Figure B.7 shows spikes in the data of Figs. B.5 and B.6 as found by the threshold technique. In this example the threshold level is set at 2.0, meaning that only features extended greater than two standard deviations above the fluctuation level for the entire signal are kept.

Figure B.7: A narrow time series of the previously shown Isat measurements with pulse peaks identified according to the amplitude threshold method.

Figure B.8 highlights a weakness of the threshold method. If the level is set too low, then common oscillatory features are likely to be branded as pulses. In Fig. B.8 this is seen near the time t = 8.085 ms. At that time position there is a small oscillation (similar to those seen in the vicinity of t = 8.12 ms) that results in a peak.
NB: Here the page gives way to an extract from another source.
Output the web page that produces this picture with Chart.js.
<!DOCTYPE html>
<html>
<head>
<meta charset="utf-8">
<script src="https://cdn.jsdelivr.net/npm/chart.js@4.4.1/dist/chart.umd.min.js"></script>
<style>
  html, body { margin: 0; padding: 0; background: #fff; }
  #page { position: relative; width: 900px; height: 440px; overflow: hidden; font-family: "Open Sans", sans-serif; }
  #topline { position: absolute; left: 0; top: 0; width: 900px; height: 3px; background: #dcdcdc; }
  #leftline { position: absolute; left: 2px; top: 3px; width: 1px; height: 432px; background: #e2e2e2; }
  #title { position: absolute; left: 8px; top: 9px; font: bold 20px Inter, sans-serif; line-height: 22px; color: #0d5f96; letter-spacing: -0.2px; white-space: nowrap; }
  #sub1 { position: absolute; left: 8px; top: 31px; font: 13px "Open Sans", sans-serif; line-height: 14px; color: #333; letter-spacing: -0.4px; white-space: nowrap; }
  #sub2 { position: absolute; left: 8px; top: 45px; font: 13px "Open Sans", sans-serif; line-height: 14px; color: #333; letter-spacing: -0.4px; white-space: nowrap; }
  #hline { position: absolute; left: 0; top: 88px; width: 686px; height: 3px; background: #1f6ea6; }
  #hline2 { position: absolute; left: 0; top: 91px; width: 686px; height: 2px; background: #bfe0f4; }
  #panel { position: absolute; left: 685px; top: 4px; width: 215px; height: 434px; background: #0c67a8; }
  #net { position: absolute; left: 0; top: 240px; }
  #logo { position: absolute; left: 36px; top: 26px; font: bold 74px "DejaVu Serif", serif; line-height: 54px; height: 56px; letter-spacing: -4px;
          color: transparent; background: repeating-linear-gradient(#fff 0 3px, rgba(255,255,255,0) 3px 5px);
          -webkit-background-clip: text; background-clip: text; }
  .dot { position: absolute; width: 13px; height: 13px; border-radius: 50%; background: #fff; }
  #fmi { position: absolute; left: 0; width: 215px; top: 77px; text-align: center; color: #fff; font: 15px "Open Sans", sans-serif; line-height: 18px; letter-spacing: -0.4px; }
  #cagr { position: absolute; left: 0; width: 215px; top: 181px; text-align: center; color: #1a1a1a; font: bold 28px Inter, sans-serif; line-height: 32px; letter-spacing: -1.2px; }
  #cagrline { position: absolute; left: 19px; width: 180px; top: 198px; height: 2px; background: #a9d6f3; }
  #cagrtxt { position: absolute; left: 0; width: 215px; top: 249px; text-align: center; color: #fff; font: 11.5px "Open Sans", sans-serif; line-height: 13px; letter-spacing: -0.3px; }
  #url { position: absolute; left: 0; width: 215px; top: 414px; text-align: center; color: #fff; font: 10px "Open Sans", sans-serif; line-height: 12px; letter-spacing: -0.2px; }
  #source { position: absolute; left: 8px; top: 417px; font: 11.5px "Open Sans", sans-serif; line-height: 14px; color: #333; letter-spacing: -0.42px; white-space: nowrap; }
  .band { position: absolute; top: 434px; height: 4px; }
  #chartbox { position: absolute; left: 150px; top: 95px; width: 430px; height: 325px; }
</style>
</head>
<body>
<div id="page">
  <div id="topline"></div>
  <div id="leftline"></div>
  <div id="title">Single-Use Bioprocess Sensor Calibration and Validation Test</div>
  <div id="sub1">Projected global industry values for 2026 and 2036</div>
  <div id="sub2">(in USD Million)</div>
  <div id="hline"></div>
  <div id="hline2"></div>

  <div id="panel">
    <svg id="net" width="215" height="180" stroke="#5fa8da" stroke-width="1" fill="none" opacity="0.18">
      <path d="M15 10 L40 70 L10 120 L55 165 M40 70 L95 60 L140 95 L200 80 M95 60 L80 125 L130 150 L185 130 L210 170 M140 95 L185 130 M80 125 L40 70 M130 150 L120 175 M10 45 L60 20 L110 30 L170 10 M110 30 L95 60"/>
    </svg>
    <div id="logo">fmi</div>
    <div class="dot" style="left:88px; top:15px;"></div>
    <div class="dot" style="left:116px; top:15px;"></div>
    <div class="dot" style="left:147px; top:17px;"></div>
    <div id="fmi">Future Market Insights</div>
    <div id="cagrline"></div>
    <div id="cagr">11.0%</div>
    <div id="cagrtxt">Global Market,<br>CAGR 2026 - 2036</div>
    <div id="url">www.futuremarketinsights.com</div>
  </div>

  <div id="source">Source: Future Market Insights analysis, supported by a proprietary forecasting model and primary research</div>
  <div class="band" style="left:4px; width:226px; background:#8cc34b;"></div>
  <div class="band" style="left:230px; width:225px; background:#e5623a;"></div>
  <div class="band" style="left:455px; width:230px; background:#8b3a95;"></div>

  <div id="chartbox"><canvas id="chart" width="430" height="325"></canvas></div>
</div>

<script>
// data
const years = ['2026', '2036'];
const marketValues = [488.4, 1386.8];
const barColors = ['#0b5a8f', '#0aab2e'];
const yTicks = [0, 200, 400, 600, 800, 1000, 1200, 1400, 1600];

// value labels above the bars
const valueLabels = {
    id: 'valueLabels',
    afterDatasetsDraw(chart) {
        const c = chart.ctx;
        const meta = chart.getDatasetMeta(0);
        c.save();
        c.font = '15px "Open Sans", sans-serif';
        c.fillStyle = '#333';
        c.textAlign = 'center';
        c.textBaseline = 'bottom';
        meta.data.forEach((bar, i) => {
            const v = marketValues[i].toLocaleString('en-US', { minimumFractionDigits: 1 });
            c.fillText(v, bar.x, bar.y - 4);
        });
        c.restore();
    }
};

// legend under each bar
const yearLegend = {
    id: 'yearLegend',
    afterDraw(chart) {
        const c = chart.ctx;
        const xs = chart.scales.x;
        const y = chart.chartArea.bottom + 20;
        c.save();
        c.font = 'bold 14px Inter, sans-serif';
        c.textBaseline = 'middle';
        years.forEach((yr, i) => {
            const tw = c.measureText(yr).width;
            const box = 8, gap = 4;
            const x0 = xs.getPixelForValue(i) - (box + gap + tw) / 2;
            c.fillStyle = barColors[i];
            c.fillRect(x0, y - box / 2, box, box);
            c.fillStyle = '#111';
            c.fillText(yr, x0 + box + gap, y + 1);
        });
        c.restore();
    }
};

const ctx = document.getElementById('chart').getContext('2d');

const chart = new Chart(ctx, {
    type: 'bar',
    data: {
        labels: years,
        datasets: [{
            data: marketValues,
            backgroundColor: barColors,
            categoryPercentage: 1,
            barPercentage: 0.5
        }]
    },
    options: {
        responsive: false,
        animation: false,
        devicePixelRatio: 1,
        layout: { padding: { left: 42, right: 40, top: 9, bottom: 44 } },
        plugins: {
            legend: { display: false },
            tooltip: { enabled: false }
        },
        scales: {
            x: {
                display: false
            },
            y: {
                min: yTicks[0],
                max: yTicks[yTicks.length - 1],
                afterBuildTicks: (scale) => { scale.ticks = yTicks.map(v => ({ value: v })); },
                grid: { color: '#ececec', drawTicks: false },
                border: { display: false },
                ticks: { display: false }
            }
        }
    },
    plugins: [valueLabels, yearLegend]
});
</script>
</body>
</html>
While the true fluctuation amplitude of this peak is small, by riding on top of the larger oscillation it satisfies the detection criteria and is labeled a pulse peak. Other similar looking features within this time range may appear as peaks, but actually feature flat regions without a singular maxima. The vector representation of the plot trace may result in the appearance of sharp peaks when none are present. In order to minimize erroneous spike detection the threshold should be set as high as possible.

Figure B.8: Zoomed in view of Isat trace highlighting a false positive from the amplitude threshold detection method. The middle pulse peak does not correspond to an actual pulse event.

While the shape of the pulses is not determined by this method, it may be safely assumed that a confirmation of their shape can be coupled with this conditional analysis to begin a study of the transport caused by pulses. At the very least, this type of analysis helps to determine the amount of transport that leads to the generation of outer region pulses.